Hank Aaron: A Legendary Player, A Legendary Autograph ;?>
Collecting Hank Aaron Autographs
by Steve Gradon Jan 22, 2021in Baseball Autographs & Memorabilia
Hank Aaron: A Legendary Player, A Legendary Autograph

The legendary slugger Hank Aaron has passed away today at the age of the 86.  Aaron, who retired as baseball’s all-time home run king, was one of the game’s greatest players and, also one of its most sought out in terms of his autograph. 

As a player Aaron was relatively accessible throughout his career for fans and collectors, both while he was playing on the field and in post-retirement as an executive with the Atlanta Braves. During the 1960's and especially the mid 1970's, as he chased Babe Ruth's career home run mark, Aaron was a difficult signature to obtain for in-person collectors.

Post career, Aaron was a regular on the baseball card show circuit up until the early 2000's when he stopped the heavy show schedule, and instead did a select number of shows, private signings, and baseball card store appearances.  

His autograph changed drastically through the years as one would expect.  Hank Aaron made his debut in 1954, and his signature during that period was very slow, almost drawn, and from the early examples we have on file, he really struggled to develop his autograph.  It wasn’t until about the late 1950’s that his autograph started to take shape, with more authority, power and speed as you can see by the examples provided here.

Hank Aaron Signature, 1952

Hank Aaron Signature, 1958

By the 1960’s, he had changed his signature slightly and become more condensed and neat.
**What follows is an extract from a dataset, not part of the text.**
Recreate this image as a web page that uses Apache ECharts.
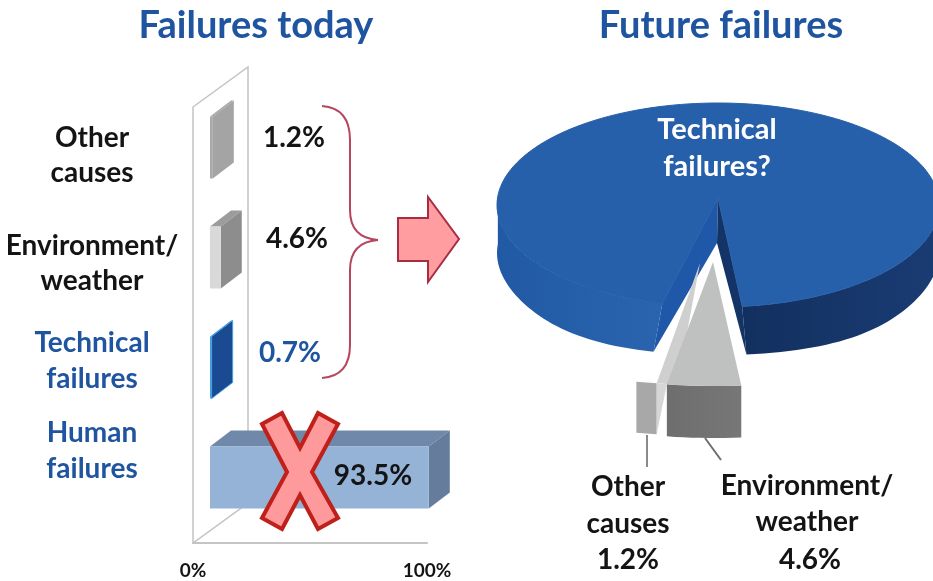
<!DOCTYPE html>
<html>
<head>
<meta charset="utf-8">
<title>Failures today and future failures</title>
<style>
  html, body { margin: 0; padding: 0; background: #fff; }
  #chart { width: 933px; height: 581px; }
</style>
<script src="https://cdn.jsdelivr.net/npm/echarts@6/dist/echarts.min.js"></script>
</head>
<body>
<div id="chart"></div>
<script>
  // bar chart on the left
  var barCategories = ['Other causes', 'Environment/weather', 'Technical failures', 'Human failures'];
  var barValues = [1.2, 4.6, 0.7, 93.5];
  var barLabels = ['1.2%', '4.6%', '0.7%', '93.5%'];
  var axisTicks = [0, 100];

  // pie on the right, clockwise from the left cut edge
  var pieNames = ['Technical failures?', 'Environment/weather', 'Other causes'];
  var pieValues = [94.2, 4.6, 1.2];

  var FONT = 'Lato, "Open Sans", sans-serif';
  var BLUE = '#1f55a0';
  var INK = '#141414';

  // colours of the box faces, same order as barCategories
  var barFaces = [
    { front: '#a8a8a8', side: '#a4a4a4', top: '#a8a8a8', edge: null },
    { front: '#d9d9d9', side: '#8d8d8d', top: '#9c9c9c', edge: null },
    { front: '#3f9fdf', side: '#1a4a92', top: '#3f9fdf', edge: '#3f9fdf' },
    { front: '#95b3d7', side: '#667c9c', top: '#7089aa', edge: null }
  ];

  // the boxes stand in the middle of the floor, not on its front edge
  var SHIFT_X = 17, SHIFT_Y = -10.5, DEPTH_X = 21, DEPTH_Y = -16;

  function renderWall(params, api) {
    var g = params.coordSys;
    var left = g.x, bottom = g.y + g.height;
    return {
      type: 'polygon',
      shape: { points: [[left, 107], [left + 55, 67], [left + 55, bottom - 40], [left, bottom]] },
      style: { fill: '#fff', stroke: '#c4c4c4', lineWidth: 1.5 }
    };
  }

  function renderBox(params, api) {
    var i = api.value(1);
    var start = api.coord([0, i]);
    var end = api.coord([api.value(0), i]);
    var h = api.size([0, 1])[1] * 0.5636;
    var face = barFaces[i];
    var x0 = start[0] + SHIFT_X, x1 = end[0] + SHIFT_X;
    var y0 = start[1] + SHIFT_Y - h / 2, y1 = y0 + h;
    var edge = face.edge ? { stroke: face.edge, lineWidth: 1 } : {};
    return {
      type: 'group',
      children: [
        { type: 'polygon', shape: { points: [[x0, y0], [x1, y0], [x1 + DEPTH_X, y0 + DEPTH_Y], [x0 + DEPTH_X, y0 + DEPTH_Y]] }, style: { fill: face.top } },
        { type: 'polygon', shape: { points: [[x1, y0], [x1 + DEPTH_X, y0 + DEPTH_Y], [x1 + DEPTH_X, y1 + DEPTH_Y], [x1, y1]] }, style: Object.assign({ fill: face.side }, edge) },
        { type: 'rect', shape: { x: x0, y: y0, width: x1 - x0, height: h }, style: { fill: face.front } }
      ]
    };
  }

  // pie geometry, angles in degrees clockwise from 12 o'clock
  var PIE = { cx: 718, cy: 205, rx: 221, ry: 102, h: 48, apexX: 718, apexY: 198, start: 194.6 };
  // pulled out slices: where the apex goes and how much the piece widens towards the viewer
  var EXPLODE = [
    null,
    { ax: 713, ay: 262, topAx: 713, dy: 79, spread: 1.17, h: 52 },
    { ax: 706, ay: 263, topAx: 700, dy: 78, spread: 1.25, h: 51 }
  ];

  function rimX(a) { return PIE.rx * Math.sin(a * Math.PI / 180); }
  function rimY(a) { return PIE.cy - PIE.ry * Math.cos(a * Math.PI / 180); }

  function upper(a) { return [PIE.cx + rimX(a), rimY(a)]; }
  function lower(a) {
    var c = Math.max(0, -Math.cos(a * Math.PI / 180));
    return [PIE.cx + rimX(a) * (1 + 0.18 * Math.pow(c, 4)), rimY(a) + PIE.h];
  }
  function arc(fn, a, b) {
    var pts = [];
    var step = (b - a) / Math.max(2, Math.ceil(Math.abs(b - a) / 2));
    for (var k = 0; Math.abs(step * k) <= Math.abs(b - a) + 1e-6; k++) {
      pts.push(fn(a + step * k));
    }
    return pts;
  }
  function poly(points, fill, z2) {
    return { type: 'polygon', z2: z2 || 0, shape: { points: points }, style: { fill: fill } };
  }
  function hGrad(a, b) {
    return new echarts.graphic.LinearGradient(0, 0, 1, 0, [{ offset: 0, color: a }, { offset: 1, color: b }]);
  }

  var pieTotal = pieValues.reduce(function (s, v) { return s + v; }, 0);

  function renderSlice(params, api) {
    var i = params.dataIndex;
    var a = PIE.start;
    for (var k = 0; k < i; k++) a += pieValues[k] / pieTotal * 360;
    var b = a + api.value(0) / pieTotal * 360;
    var apex = [PIE.apexX, PIE.apexY];
    var kids = [];

    if (i === 0) {
      var inner = [PIE.apexX - 1, PIE.apexY + 45];
      kids.push(poly(arc(upper, a, 275).concat(arc(lower, 275, a)), hGrad('#2159a5', '#2a64ae')));
      kids.push(poly(arc(upper, 445, b).concat(arc(lower, b, 445)), hGrad('#12305f', '#1a3c74')));
      kids.push(poly([apex, upper(a), lower(a), inner], '#1f58a8'));
      kids.push(poly([apex, upper(b), lower(b), inner], '#143468'));
      var top = poly([apex].concat(arc(upper, a, b)), '#2760aa', 1);
      top.style.stroke = '#2760aa';
      top.style.lineWidth = 1;
      kids.push(top);
    } else {
      var e = EXPLODE[i];
      var topPt = function (t) { return [e.ax + rimX(t) * e.spread, rimY(t) + e.dy]; };
      var lowPt = function (t) { return [e.ax + rimX(t) * e.spread, rimY(t) + e.dy + e.h]; };
      if (i === 1) {
        kids.push(poly(arc(topPt, a, b).concat(arc(lowPt, b, a)), hGrad('#6e6e6e', '#777777'), 5));
        kids.push(poly([[e.topAx, e.ay]].concat(arc(topPt, a, b)), '#bfc0c0', 6));
      } else {
        // only the part next to the wide slice shows from above
        var w = b - a;
        var envLeft = [EXPLODE[1].ax + rimX(a) * EXPLODE[1].spread, rimY(a) + EXPLODE[1].dy];
        kids.push(poly([[e.topAx, e.ay]].concat(arc(topPt, a - w, a)), '#cfcfcf', 2));
        kids.push(poly(arc(topPt, a, b).concat(arc(lowPt, b, a)), '#a8a8a8', 3));
        kids.push(poly([topPt(a), envLeft, lowPt(a)], '#d6d6d6', 3));
      }
    }
    return { type: 'group', children: kids };
  }

  function text(str, x, y, size, color) {
    return {
      type: 'text',
      x: x,
      y: y,
      style: { text: str, fill: color, font: 'bold ' + size + 'px ' + FONT, textAlign: 'center', textVerticalAlign: 'middle' }
    };
  }

  var braceStyle = { fill: 'none', stroke: '#b5465e', lineWidth: 2 };

  var elements = [
    // brace
    { type: 'bezierCurve', shape: { x1: 322, y1: 106, cpx1: 350, cpy1: 108, x2: 350, y2: 140 }, style: braceStyle },
    { type: 'line', shape: { x1: 350, y1: 140, x2: 350, y2: 210 }, style: braceStyle },
    { type: 'bezierCurve', shape: { x1: 350, y1: 210, cpx1: 350, cpy1: 238, x2: 378, y2: 240 }, style: braceStyle },
    { type: 'bezierCurve', shape: { x1: 378, y1: 240, cpx1: 350, cpy1: 242, x2: 350, y2: 270 }, style: braceStyle },
    { type: 'line', shape: { x1: 350, y1: 270, x2: 350, y2: 345 }, style: braceStyle },
    { type: 'bezierCurve', shape: { x1: 350, y1: 345, cpx1: 350, cpy1: 376, x2: 322, y2: 378 }, style: braceStyle },
    // arrow
    {
      type: 'polygon',
      shape: { points: [[398, 218], [428, 218], [428, 197], [459, 239], [428, 282], [428, 261], [398, 261]] },
      style: { fill: '#ff9da1', stroke: '#a92c45', lineWidth: 2 }
    },
    // cross on top of the human failures bar
    {
      type: 'polygon',
      shape: { points: [[262, 424], [282, 413], [300, 448], [318, 413], [338, 424], [312, 472], [338, 518], [318, 529], [300, 495], [282, 529], [262, 518], [287, 472]] },
      style: { fill: '#ff9a9c', stroke: '#c0201a', lineWidth: 4 }
    },
    // leader lines of the pie
    { type: 'line', shape: { x1: 647, y1: 435, x2: 647, y2: 467 }, style: { stroke: '#8a8a8a', lineWidth: 2 } },
    { type: 'line', shape: { x1: 705, y1: 438, x2: 721, y2: 460 }, style: { stroke: '#6e6e6e', lineWidth: 2 } },

    text('Other', 92, 138, 28, INK),
    text('causes', 92, 173, 28, INK),
    text('Environment/', 92, 246, 28, INK),
    text('weather', 92, 281, 28, INK),
    text('Technical', 92, 343, 28, BLUE),
    text('failures', 92, 379, 28, BLUE),
    text('Human', 92, 433, 28, BLUE),
    text('failures', 92, 469, 28, BLUE),

    text(barLabels[0], 294, 138, 28, INK),
    text(barLabels[1], 297, 239, 28, INK),
    text(barLabels[2], 290, 353, 28, BLUE),
    text(barLabels[3], 373, 476, 28, INK),

    text('Technical', 717, 130, 29, '#fff'),
    text('failures?', 717, 167, 29, '#fff'),
    text('Other', 628, 487, 28, INK),
    text('causes', 628, 524, 28, INK),
    text('1.2%', 628, 560, 28, INK),
    text('Environment/', 807, 486, 28, INK),
    text('weather', 807, 522, 28, INK),
    text('4.6%', 810, 560, 28, INK)
  ];

  var myChart = echarts.init(document.getElementById('chart'));
  var option = {
    animation: false,
    backgroundColor: '#fff',
    title: [
      { text: 'Failures today', left: 256, top: 7, padding: 0, textAlign: 'center', textStyle: { color: BLUE, fontFamily: FONT, fontWeight: 'bold', fontSize: 38 } },
      { text: 'Future failures', left: 721, top: 7, padding: 0, textAlign: 'center', textStyle: { color: BLUE, fontFamily: FONT, fontWeight: 'bold', fontSize: 38 } }
    ],
    grid: { left: 193, top: 103, width: 234, height: 440 },
    xAxis: {
      type: 'value',
      min: axisTicks[0],
      max: axisTicks[1],
      interval: axisTicks[1],
      splitLine: { show: false },
      axisTick: { show: false },
      axisLine: { show: true, lineStyle: { color: '#c4c4c4', width: 2 } },
      axisLabel: { formatter: '{value}%', margin: 18, color: INK, fontFamily: FONT, fontWeight: 'bold', fontSize: 19 }
    },
    yAxis: {
      type: 'category',
      inverse: true,
      data: barCategories,
      show: false
    },
    series: [
      {
        name: 'wall',
        type: 'custom',
        z: -2,
        silent: true,
        renderItem: renderWall,
        data: [[0, 0]]
      },
      {
        name: 'Failures today',
        type: 'custom',
        z: -1,
        silent: true,
        renderItem: renderBox,
        encode: { x: 0, y: 1 },
        data: barValues.map(function (v, i) { return [v, i]; })
      },
      {
        name: 'Future failures',
        type: 'custom',
        coordinateSystem: 'none',
        z: -1,
        silent: true,
        renderItem: renderSlice,
        data: pieValues.map(function (v, i) { return { name: pieNames[i], value: [v] }; })
      }
    ],
    graphic: { elements: elements }
  };
  option && myChart.setOption(option);
</script>
</body>
</html>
He would follow that style throughout his playing career and into the 1980’s.  

Hank Aaron Signature, 1966

Aaron started to shorten his first name and his last name became a little more sloppy in the 1980's and 1990's. This is likely attributed to the number of autographs he was signing as a regular on the show circuit. 

Hank Aaron Signature, 1984

Hank Aaron Signature, 1997

As we entered the 2000’s, Aaron’s autograph started to grow in size, as he had more trouble signing his autograph, especially on baseballs.  The last few years Aaron’s signature would take up the entire sweet spot and is hard to discern from his earlier years.

Hank Aaron Signature, 2000

Hank Aaron Signature, Circa 2010-2021

His autograph should be considered plentiful in the marketplace.  As mentioned above, Aaron did his fare share of memorabilia shows and private signings, and signed a large number of items with the company Scoreboard in the 1990’s.  

Collectors should also be on the lookout for forgeries, which have survived within the marketplace for many years.  Secretarial signatures which many collectors received back in the mail throughout his career, several of which are illustrated here, are also very problematic.

Hank Aaron Secretarial Signature

Hank Aaron Secretarial Signature

Hank Aaron Secretarial Signature

If you are looking to buy a Hank Aaron signature today, realize that the next week or two will be a feeding frenzy in terms of his autograph being offered on line.  It is best to wait things out until the market calms down and his autograph prices come back down to earth.  

You should expect to pay $275 or more for a nice and neat signed 1990’s baseball, $200 or more for trading cards (Early cards from his career will always go for a premium) and $200 or more for flat’s including photographs and index cards.